From his prison the great Irish playwright, Oscar Wilde, wrote: ‘Where there is suffering there is holy ground’. Meaningful suffering is suffering for the sake of, for example, a sacrifice. In suffering the person becomes perceptive of values and the world becomes opaque to an other-worldly dimension. Wilde continues: ‘I used to live entirely for pleasure. I shunned sorrow and suffering of every kind.  I hated both. I resolved to ignore them as far as possible, to treat them … as modes of imperfection. … They had no place in my philosophy. During the last few months I have … been able to comprehend some of the lessons hidden in the heart of pain. … Out of Sorrow have the worlds been built, and at the birth of a child or a star there is pain’. Those who love a lot suffer much.

All suffering is separation, estrangement, alienation as well as engendering deep insight and possibly profound change. In Christian terms the Passion leads to the Paschal Mystery; in more secular terms we can say Resurrection succeeds Crucifixion. Suffering is a trial, a burden to which humanity is subjected.

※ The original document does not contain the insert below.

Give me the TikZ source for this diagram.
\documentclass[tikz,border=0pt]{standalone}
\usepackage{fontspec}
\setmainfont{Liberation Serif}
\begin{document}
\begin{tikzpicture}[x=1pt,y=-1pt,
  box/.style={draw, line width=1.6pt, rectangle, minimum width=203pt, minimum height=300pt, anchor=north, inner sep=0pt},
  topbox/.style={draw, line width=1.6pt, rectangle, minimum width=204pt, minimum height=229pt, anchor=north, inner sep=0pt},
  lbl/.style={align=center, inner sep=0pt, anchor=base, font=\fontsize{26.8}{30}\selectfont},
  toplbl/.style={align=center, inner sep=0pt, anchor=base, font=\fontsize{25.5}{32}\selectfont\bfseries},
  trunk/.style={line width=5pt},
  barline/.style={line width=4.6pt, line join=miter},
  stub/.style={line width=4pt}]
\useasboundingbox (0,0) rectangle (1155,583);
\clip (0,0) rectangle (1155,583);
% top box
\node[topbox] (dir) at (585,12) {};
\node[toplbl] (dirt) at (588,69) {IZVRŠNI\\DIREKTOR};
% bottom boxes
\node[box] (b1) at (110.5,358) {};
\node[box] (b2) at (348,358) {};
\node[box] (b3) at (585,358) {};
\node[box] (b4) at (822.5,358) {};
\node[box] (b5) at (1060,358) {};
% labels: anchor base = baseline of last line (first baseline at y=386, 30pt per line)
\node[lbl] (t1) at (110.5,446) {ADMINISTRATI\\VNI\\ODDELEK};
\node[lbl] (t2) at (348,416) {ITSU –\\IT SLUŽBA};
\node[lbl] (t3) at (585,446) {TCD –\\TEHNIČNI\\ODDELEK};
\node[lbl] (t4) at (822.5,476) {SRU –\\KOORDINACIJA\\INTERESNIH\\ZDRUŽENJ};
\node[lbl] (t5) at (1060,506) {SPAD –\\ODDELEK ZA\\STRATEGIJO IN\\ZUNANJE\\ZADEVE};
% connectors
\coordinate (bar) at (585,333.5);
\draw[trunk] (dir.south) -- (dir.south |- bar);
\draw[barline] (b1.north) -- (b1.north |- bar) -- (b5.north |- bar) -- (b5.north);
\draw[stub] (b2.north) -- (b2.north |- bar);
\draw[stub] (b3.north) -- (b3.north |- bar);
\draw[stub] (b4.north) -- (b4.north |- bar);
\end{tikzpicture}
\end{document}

Suffering can strengthen us as we shoulder it with hope that it doesn’t have the last word, that it will not deprive us of our dignity, for in suffering we find our soul. Think in the Christian Story of the presence of the Mother throughout – from the secret conversation with an angel to the Cross of Crucifixion – from Bethlehem to Calvary; and the consoling presence too of the Beloved Disciple, the one Jesus loved most. Think of Mary’s Presence and Compassion at Her Son’s Passion. It is every mother’s; it is every mother’s son. Suffering has salvific significance seen against this archetypal backdrop. Suffering endured contains with itself the call to courage and moral maturity. The meaning of suffering is not discovered at the merely human level but against a transtemporal dimension of ultimate meaning.